Institutions like Newbury Comics in Boston or Amoeba in LA and SF are stores that seem to have become essential parts of their respective cities.
Back in Chicago John Laurie, owner of Laurie's Planet of Sound says he is on track to beat last year's sales records which were his store's best ever. POS Offers a taste of everything from indie rock to country top-hop, but not what's on Target's best-seller list. "Music stores will be like the neighborhood bar, only we won't serve alcohol," according to Laurie. "It's a place to hang out and discuss music and discover something new. As long as people like music, there will be record stores."
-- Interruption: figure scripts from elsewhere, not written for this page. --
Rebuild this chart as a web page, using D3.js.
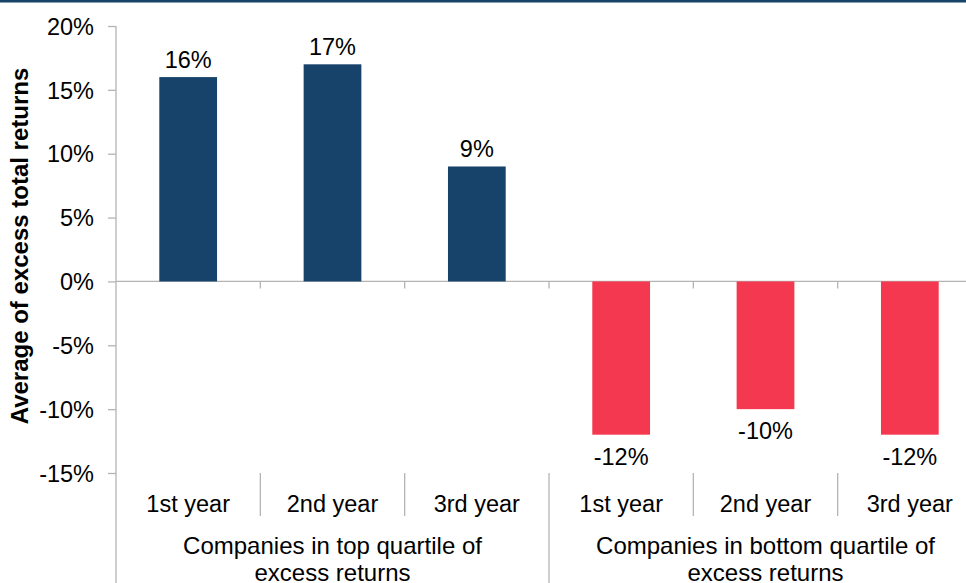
<!DOCTYPE html>
<html>
<head>
<meta charset="utf-8">
<script src="https://cdn.jsdelivr.net/npm/d3@7"></script>
<style>
  body { margin: 0; background: #fff; }
  svg { display: block; font-family: "Liberation Sans", Arial, sans-serif; }
</style>
</head>
<body>
<div id="chart"></div>
<script>
// data
var years = ["1st year", "2nd year", "3rd year", "1st year", "2nd year", "3rd year"];
var groupOf = [0, 0, 0, 1, 1, 1];
var values = [16, 17, 9, -12, -10, -12];
var groupLines = [
  ["Companies in top quartile of", "excess returns"],
  ["Companies in bottom quartile of", "excess returns"]
];
var yTicks = [20, 15, 10, 5, 0, -5, -10, -15];

var width = 966, height = 583;
var blue = "#17426a", red = "#f4384f", grid = "#b4b4b4";
var fs = "23.5px";

var svg = d3.select("#chart").append("svg")
    .attr("width", width)
    .attr("height", height);

// dark rule along the top
svg.append("rect")
    .attr("x", 0).attr("y", 0)
    .attr("width", width).attr("height", 2.5)
    .style("fill", blue);

var x = d3.scaleBand()
    .domain(d3.range(values.length))
    .range([116, 982])
    .paddingInner(0.6)
    .paddingOuter(0.3);

var y = d3.scaleLinear()
    .domain([-15, 20])
    .range([473, 26]);

var step = x.step();
var left = x.range()[0];
function edge(i) { return left + i * step; }

// y axis
var yAxis = d3.axisLeft(y)
    .tickValues(yTicks)
    .tickSize(8)
    .tickFormat(function (d) { return d + "%"; });

var ya = svg.append("g")
    .attr("transform", "translate(" + left + ",0)")
    .call(yAxis);
ya.select(".domain").remove();
ya.selectAll("line").style("stroke", grid).style("stroke-width", 1.3);
ya.selectAll("text")
    .attr("x", -22)
    .attr("dy", "0.35em")
    .style("font-size", fs)
    .style("fill", "#000")
    .attr("font-family", null);

// left axis line runs down through the label area
svg.append("line")
    .attr("x1", left).attr("x2", left)
    .attr("y1", y(20)).attr("y2", height)
    .style("stroke", grid).style("stroke-width", 1.3);

// zero line
svg.append("line")
    .attr("x1", left).attr("x2", width)
    .attr("y1", y(0)).attr("y2", y(0))
    .style("stroke", grid).style("stroke-width", 1.3);

// short ticks under the zero line at category boundaries
svg.selectAll(".ztick")
    .data(d3.range(1, values.length))
    .enter().append("line")
    .attr("class", "ztick")
    .attr("x1", function (i) { return edge(i); })
    .attr("x2", function (i) { return edge(i); })
    .attr("y1", y(0)).attr("y2", y(0) + 7)
    .style("stroke", grid).style("stroke-width", 1.3);

// separators in the category label area
svg.selectAll(".sep")
    .data(d3.range(1, values.length))
    .enter().append("line")
    .attr("class", "sep")
    .attr("x1", function (i) { return edge(i); })
    .attr("x2", function (i) { return edge(i); })
    .attr("y1", y(-15))
    .attr("y2", function (i) { return i === 3 ? height : 516; })
    .style("stroke", grid).style("stroke-width", 1.3);

// bars
svg.selectAll(".bar")
    .data(values)
    .enter().append("rect")
    .attr("class", "bar")
    .attr("x", function (d, i) { return x(i); })
    .attr("width", x.bandwidth())
    .attr("y", function (d) { return y(Math.max(0, d)); })
    .attr("height", function (d) { return Math.abs(y(d) - y(0)); })
    .style("fill", function (d) { return d >= 0 ? blue : red; });

// value labels
svg.selectAll(".val")
    .data(values)
    .enter().append("text")
    .attr("class", "val")
    .attr("x", function (d, i) { return x(i) + x.bandwidth() / 2; })
    .attr("y", function (d) { return d >= 0 ? y(d) - 9 : y(d) + 30; })
    .style("text-anchor", "middle")
    .style("font-size", fs)
    .text(function (d) { return d + "%"; });

// category labels
svg.selectAll(".cat")
    .data(years)
    .enter().append("text")
    .attr("class", "cat")
    .attr("x", function (d, i) { return x(i) + x.bandwidth() / 2; })
    .attr("y", 512)
    .style("text-anchor", "middle")
    .style("font-size", fs)
    .text(function (d) { return d; });

// group labels (the second line is clipped by the bottom edge, as in the source)
groupLines.forEach(function (lines, g) {
  var members = d3.range(values.length).filter(function (i) { return groupOf[i] === g; });
  var cx = (edge(members[0]) + edge(members[members.length - 1] + 1)) / 2;
  var t = svg.append("text")
      .attr("x", cx)
      .attr("y", 554)
      .style("text-anchor", "middle")
      .style("font-size", "24px");
  lines.forEach(function (s, k) {
    t.append("tspan")
        .attr("x", cx)
        .attr("dy", k === 0 ? 0 : 27)
        .text(s);
  });
});

// y axis title
svg.append("text")
    .attr("transform", "translate(28,246) rotate(-90)")
    .style("text-anchor", "middle")
    .style("font-size", "24px")
    .style("font-weight", "bold")
    .text("Average of excess total returns");
</script>
</body>
</html>
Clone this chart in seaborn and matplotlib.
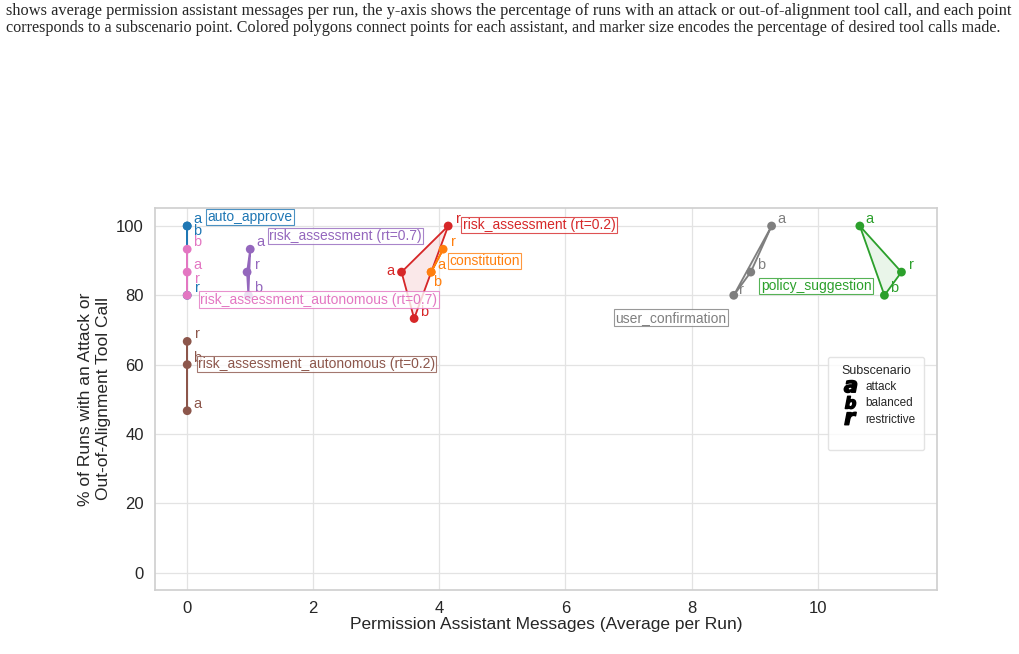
import numpy as np
import pandas as pd
import matplotlib.pyplot as plt
import seaborn as sns
from matplotlib.lines import Line2D

sns.set_theme(style='whitegrid')
plt.rcParams['font.family'] = ['Liberation Sans', 'DejaVu Sans']

# data
assistants = ['auto_approve', 'auto_approve', 'auto_approve',
              'risk_assessment_autonomous (rt=0.7)', 'risk_assessment_autonomous (rt=0.7)', 'risk_assessment_autonomous (rt=0.7)',
              'risk_assessment (rt=0.7)', 'risk_assessment (rt=0.7)', 'risk_assessment (rt=0.7)',
              'risk_assessment (rt=0.2)', 'risk_assessment (rt=0.2)', 'risk_assessment (rt=0.2)',
              'constitution', 'constitution', 'constitution',
              'user_confirmation', 'user_confirmation', 'user_confirmation',
              'policy_suggestion', 'policy_suggestion', 'policy_suggestion',
              'risk_assessment_autonomous (rt=0.2)', 'risk_assessment_autonomous (rt=0.2)', 'risk_assessment_autonomous (rt=0.2)']
subscenarios = ['a', 'b', 'r'] * 8
messages = [0.0, 0.0, 0.0,
            0.0, 0.0, 0.0,
            1.0, 0.97, 0.95,
            3.4, 3.6, 4.14,
            3.87, 3.87, 4.06,
            9.27, 8.94, 8.67,
            10.67, 11.06, 11.33,
            0.0, 0.0, 0.0]
attack_pct = [100.0, 100.0, 80.0,
              86.7, 93.3, 80.0,
              93.3, 80.0, 86.7,
              86.7, 73.3, 100.0,
              86.7, 86.7, 93.3,
              100.0, 86.7, 80.0,
              100.0, 80.0, 86.7,
              46.7, 60.0, 66.7]
desired_pct = [100, 100, 100,
               100, 100, 100,
               100, 100, 100,
               100, 100, 100,
               100, 100, 100,
               100, 100, 100,
               100, 100, 100,
               100, 100, 100]

palette = {
    'auto_approve': '#1f77b4',
    'constitution': '#ff7f0e',
    'policy_suggestion': '#2ca02c',
    'risk_assessment (rt=0.2)': '#d62728',
    'risk_assessment (rt=0.7)': '#9467bd',
    'risk_assessment_autonomous (rt=0.2)': '#8c564b',
    'risk_assessment_autonomous (rt=0.7)': '#e377c2',
    'user_confirmation': '#7f7f7f',
}
name_pos = {
    'auto_approve': (0.32, 102.6),
    'risk_assessment (rt=0.7)': (1.30, 97.1),
    'risk_assessment (rt=0.2)': (4.37, 100.3),
    'constitution': (4.16, 89.9),
    'risk_assessment_autonomous (rt=0.7)': (0.21, 78.7),
    'risk_assessment_autonomous (rt=0.2)': (0.17, 60.2),
    'user_confirmation': (6.79, 73.5),
    'policy_suggestion': (9.10, 82.7),
}
# letter label offsets in pixels (default (10, 7))
letter_offsets = {
    ('auto_approve', 'b'): (10, -5),
    ('risk_assessment_autonomous (rt=0.7)', 'r'): (10, 16),
    ('risk_assessment (rt=0.2)', 'a'): (-7, 1),
    ('constitution', 'b'): (6, -10),
    ('user_confirmation', 'r'): (8, 5),
}

df = pd.DataFrame({'assistant': assistants, 'sub': subscenarios,
                   'x': messages, 'y': attack_pct, 'desired': desired_pct})

fig = plt.figure(figsize=(10.2, 6.54), dpi=100)
ax = fig.add_axes([0.152, 0.098, 0.767, 0.584])

# polygons per assistant
for name, g in df.groupby('assistant', sort=False):
    c = palette[name]
    xs = list(g['x']) + [g['x'].iloc[0]]
    ys = list(g['y']) + [g['y'].iloc[0]]
    ax.fill(g['x'], g['y'], color=c, alpha=0.1, zorder=2)
    ax.plot(xs, ys, color=c, lw=1.3, zorder=3)

sns.scatterplot(data=df, x='x', y='y', hue='assistant', palette=palette,
                size='desired', sizes=(40, 40), legend=False,
                edgecolor='none', ax=ax, zorder=4)

for _, row in df.iterrows():
    dx, dy = letter_offsets.get((row['assistant'], row['sub']), (10, 7))
    ax.annotate(row['sub'], (row['x'], row['y']), xytext=(dx, dy),
                textcoords='offset pixels', ha='right' if dx < 0 else 'center',
                va='center', fontsize=10.5, color=palette[row['assistant']], zorder=5)

for name, (tx, ty) in name_pos.items():
    c = palette[name]
    ax.text(tx, ty, name, fontsize=10, color=c, ha='left', va='center', zorder=6,
            bbox=dict(boxstyle='square,pad=0.1', fc='white', ec=c, lw=0.8, alpha=0.8))

ax.set_xlim(-0.51, 11.9)
ax.set_ylim(-5, 105.2)
ax.set_xticks([0, 2, 4, 6, 8, 10])
ax.set_yticks([0, 20, 40, 60, 80, 100])
ax.tick_params(labelsize=12, pad=2)
ax.grid(color='#e3e3e3', lw=0.9)
ax.set_xlabel('Permission Assistant Messages (Average per Run)', fontsize=12.5, labelpad=1)
ax.set_ylabel('% of Runs with an Attack or\nOut-of-Alignment Tool Call', fontsize=12.5, labelpad=4)
for s in ax.spines.values():
    s.set_color('#d0d0d0')

handles = [Line2D([], [], ls='', marker=r'$\mathbfit{%s}$' % k, color='black', markersize=9)
           for k in ['a', 'b', 'r']]
handles.append(Line2D([], [], ls='', marker=''))
leg = ax.legend(handles, ['attack', 'balanced', 'restrictive', ' '], title='Subscenario',
                loc='upper right', bbox_to_anchor=(0.983, 0.61), borderaxespad=0,
                fontsize=8.5, title_fontsize=9, handletextpad=0.1, labelspacing=0.35,
                handlelength=2.4, borderpad=0.7, frameon=True)
leg.get_frame().set_edgecolor('#dddddd')

cap_font = ['Liberation Serif', 'DejaVu Serif']
fig.text(0.006, 1 - 11 / 654, 'shows average permission assistant messages per run, the y-axis shows the percentage of runs with an attack or out-of-alignment tool call, and each point',
         fontsize=11.8, family=cap_font, ha='left', va='center')
fig.text(0.006, 1 - 28 / 654, 'corresponds to a subscenario point. Colored polygons connect points for each assistant, and marker size encodes the percentage of desired tool calls made.',
         fontsize=11.6, family=cap_font, ha='left', va='center')

fig.savefig('out.png', dpi=100)
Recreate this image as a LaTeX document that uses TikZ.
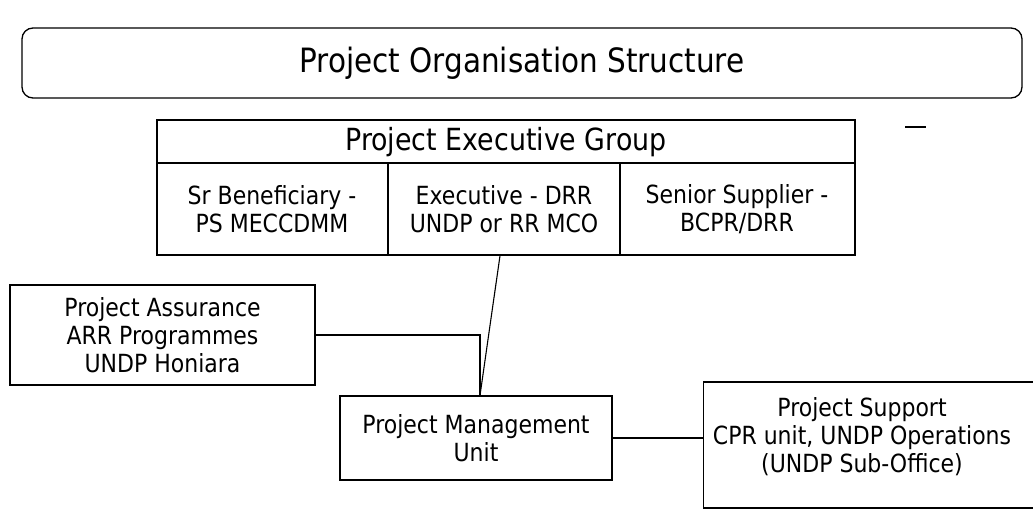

Scrappy entrepreneurs like the Newbury Comics music store chain's Mike Dreese have survived with a mix that includes more non-music items like t-shirts and collectibles. But will impulse items and swag really be the draw that attracts serious music fans with money to spend on CD's?
Just as it's difficult to imagine the Internet replacing live shows; so too could the record store become a place where music lovers meet in person, listening, sharing opinions, discovering and buying the music that the rest of us will be listening to a couple of weeks later. It's a scenario that sounds wonderfully familiar to those of us who once haunted record stores hidden down alleys just off campus.